Data block -

________________________

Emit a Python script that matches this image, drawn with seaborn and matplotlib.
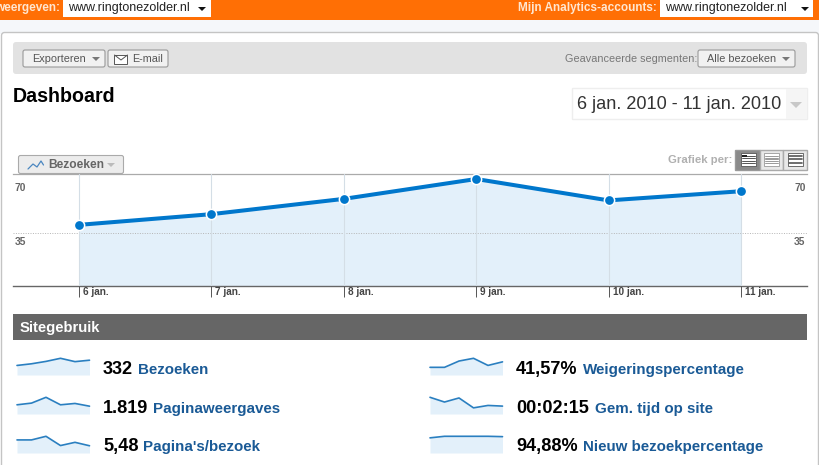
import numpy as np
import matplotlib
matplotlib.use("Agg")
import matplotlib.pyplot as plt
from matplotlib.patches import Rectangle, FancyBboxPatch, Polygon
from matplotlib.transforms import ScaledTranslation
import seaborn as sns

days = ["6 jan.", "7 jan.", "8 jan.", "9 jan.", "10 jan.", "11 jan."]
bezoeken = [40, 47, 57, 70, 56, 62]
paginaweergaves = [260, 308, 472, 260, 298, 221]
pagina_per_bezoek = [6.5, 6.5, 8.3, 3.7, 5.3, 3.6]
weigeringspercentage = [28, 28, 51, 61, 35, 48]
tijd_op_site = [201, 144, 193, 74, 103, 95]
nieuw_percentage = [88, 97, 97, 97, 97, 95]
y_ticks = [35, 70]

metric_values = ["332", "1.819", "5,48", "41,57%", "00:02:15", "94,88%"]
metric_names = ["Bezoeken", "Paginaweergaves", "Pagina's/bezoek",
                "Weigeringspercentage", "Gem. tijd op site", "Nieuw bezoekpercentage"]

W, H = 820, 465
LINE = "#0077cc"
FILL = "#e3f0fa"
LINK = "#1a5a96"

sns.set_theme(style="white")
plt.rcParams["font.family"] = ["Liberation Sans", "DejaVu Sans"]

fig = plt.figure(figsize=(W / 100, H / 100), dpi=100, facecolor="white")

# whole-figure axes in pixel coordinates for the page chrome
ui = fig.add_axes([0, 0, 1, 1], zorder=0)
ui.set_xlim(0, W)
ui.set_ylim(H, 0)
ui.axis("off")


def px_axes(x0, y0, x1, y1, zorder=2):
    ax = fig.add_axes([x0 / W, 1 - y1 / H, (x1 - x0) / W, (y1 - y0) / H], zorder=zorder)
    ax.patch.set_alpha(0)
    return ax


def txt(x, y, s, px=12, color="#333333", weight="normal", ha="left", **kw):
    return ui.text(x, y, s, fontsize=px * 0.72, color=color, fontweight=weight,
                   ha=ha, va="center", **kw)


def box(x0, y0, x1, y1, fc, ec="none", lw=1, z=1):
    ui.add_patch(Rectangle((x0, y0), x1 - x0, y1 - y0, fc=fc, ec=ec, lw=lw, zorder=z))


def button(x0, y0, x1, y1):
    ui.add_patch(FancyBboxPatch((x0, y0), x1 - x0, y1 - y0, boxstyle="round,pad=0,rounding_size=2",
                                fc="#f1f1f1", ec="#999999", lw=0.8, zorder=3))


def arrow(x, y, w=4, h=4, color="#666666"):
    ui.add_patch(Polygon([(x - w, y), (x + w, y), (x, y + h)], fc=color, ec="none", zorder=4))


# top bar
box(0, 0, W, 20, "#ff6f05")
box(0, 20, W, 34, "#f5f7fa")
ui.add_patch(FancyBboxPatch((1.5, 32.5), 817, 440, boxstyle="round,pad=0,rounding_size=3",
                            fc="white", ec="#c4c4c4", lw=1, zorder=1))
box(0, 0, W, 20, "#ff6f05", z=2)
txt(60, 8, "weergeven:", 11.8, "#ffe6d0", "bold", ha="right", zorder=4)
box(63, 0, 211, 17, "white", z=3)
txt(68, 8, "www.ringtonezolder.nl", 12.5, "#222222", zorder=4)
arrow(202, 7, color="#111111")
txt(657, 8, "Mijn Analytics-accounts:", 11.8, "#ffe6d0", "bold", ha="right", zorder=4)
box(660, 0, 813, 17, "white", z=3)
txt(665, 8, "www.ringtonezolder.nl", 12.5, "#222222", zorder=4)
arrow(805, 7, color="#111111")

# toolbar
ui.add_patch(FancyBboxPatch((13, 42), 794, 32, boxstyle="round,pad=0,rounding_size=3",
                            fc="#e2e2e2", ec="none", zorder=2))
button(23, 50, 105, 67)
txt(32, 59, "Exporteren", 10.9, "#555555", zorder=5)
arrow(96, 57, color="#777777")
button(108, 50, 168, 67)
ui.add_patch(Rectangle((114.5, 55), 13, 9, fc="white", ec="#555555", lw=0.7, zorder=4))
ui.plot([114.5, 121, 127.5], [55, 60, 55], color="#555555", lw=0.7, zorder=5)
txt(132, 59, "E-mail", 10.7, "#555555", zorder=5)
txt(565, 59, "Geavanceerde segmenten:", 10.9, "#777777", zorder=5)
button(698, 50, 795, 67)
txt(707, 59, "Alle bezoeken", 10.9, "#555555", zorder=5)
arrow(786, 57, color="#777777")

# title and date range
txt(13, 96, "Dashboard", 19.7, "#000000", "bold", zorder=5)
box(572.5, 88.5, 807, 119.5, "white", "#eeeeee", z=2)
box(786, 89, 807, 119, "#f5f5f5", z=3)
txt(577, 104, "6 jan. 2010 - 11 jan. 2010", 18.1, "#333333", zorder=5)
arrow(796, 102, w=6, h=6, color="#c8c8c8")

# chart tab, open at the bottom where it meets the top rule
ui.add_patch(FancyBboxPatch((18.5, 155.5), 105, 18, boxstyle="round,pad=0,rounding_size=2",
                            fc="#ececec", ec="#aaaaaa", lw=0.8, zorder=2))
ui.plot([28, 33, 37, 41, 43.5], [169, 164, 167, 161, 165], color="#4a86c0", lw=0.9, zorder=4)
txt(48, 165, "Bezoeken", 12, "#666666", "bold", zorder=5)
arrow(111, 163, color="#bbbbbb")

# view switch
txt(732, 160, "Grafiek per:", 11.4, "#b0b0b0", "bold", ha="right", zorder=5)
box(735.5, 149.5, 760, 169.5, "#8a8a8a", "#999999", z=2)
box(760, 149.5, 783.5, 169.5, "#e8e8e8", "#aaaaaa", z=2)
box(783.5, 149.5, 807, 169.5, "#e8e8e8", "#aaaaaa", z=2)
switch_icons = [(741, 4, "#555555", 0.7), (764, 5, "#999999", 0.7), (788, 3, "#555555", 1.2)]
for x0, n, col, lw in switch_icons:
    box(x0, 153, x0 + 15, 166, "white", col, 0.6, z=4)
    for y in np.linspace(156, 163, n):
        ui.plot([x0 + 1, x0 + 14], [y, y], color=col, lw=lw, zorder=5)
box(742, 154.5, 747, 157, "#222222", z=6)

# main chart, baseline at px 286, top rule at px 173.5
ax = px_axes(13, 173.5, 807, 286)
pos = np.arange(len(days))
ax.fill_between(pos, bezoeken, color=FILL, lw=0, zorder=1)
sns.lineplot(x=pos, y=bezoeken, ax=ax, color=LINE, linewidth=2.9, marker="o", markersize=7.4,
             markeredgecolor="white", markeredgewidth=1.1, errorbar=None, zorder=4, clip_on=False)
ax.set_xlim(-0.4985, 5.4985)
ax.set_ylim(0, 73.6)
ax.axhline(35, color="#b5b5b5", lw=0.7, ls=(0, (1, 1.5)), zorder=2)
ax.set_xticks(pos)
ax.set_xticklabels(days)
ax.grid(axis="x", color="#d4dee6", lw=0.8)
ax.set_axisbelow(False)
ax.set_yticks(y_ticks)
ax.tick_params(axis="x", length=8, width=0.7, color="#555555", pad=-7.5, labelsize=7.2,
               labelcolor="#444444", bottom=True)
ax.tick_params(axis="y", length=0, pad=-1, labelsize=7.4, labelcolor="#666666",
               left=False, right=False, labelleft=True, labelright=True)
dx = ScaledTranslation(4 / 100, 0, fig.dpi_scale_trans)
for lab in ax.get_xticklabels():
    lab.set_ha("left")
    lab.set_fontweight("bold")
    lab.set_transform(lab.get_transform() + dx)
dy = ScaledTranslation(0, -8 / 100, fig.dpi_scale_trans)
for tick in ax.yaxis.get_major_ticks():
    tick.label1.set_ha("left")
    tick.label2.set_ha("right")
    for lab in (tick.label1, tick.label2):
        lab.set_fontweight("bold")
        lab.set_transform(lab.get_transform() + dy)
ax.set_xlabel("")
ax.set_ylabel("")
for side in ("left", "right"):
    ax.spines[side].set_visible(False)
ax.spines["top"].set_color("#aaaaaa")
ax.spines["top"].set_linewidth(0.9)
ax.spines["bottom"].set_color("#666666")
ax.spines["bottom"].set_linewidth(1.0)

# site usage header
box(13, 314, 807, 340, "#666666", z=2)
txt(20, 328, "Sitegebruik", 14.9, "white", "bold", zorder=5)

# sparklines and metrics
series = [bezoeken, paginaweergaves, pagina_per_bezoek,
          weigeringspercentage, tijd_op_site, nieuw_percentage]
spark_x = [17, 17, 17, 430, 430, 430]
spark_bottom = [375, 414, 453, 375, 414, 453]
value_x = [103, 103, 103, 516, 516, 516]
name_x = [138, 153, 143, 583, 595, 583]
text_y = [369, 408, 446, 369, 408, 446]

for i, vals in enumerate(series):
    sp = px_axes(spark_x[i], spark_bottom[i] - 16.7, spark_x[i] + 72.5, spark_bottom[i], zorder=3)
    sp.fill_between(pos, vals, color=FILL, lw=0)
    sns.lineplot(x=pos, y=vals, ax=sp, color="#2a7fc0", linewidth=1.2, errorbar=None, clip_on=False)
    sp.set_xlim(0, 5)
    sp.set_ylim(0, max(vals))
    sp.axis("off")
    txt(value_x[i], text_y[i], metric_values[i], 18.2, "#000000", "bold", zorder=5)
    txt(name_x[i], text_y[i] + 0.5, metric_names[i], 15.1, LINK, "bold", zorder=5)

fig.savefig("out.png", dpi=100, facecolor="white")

________________________

Task to carry out -
Extract, word for word, each line from the top of the data down to and including the line with "import seaborn as sns"; skip the pictures.

Reply -
Emit a Python script that matches this image, drawn with seaborn and matplotlib.
import numpy as np
import matplotlib
matplotlib.use("Agg")
import matplotlib.pyplot as plt
from matplotlib.patches import Rectangle, FancyBboxPatch, Polygon
from matplotlib.transforms import ScaledTranslation
import seaborn as sns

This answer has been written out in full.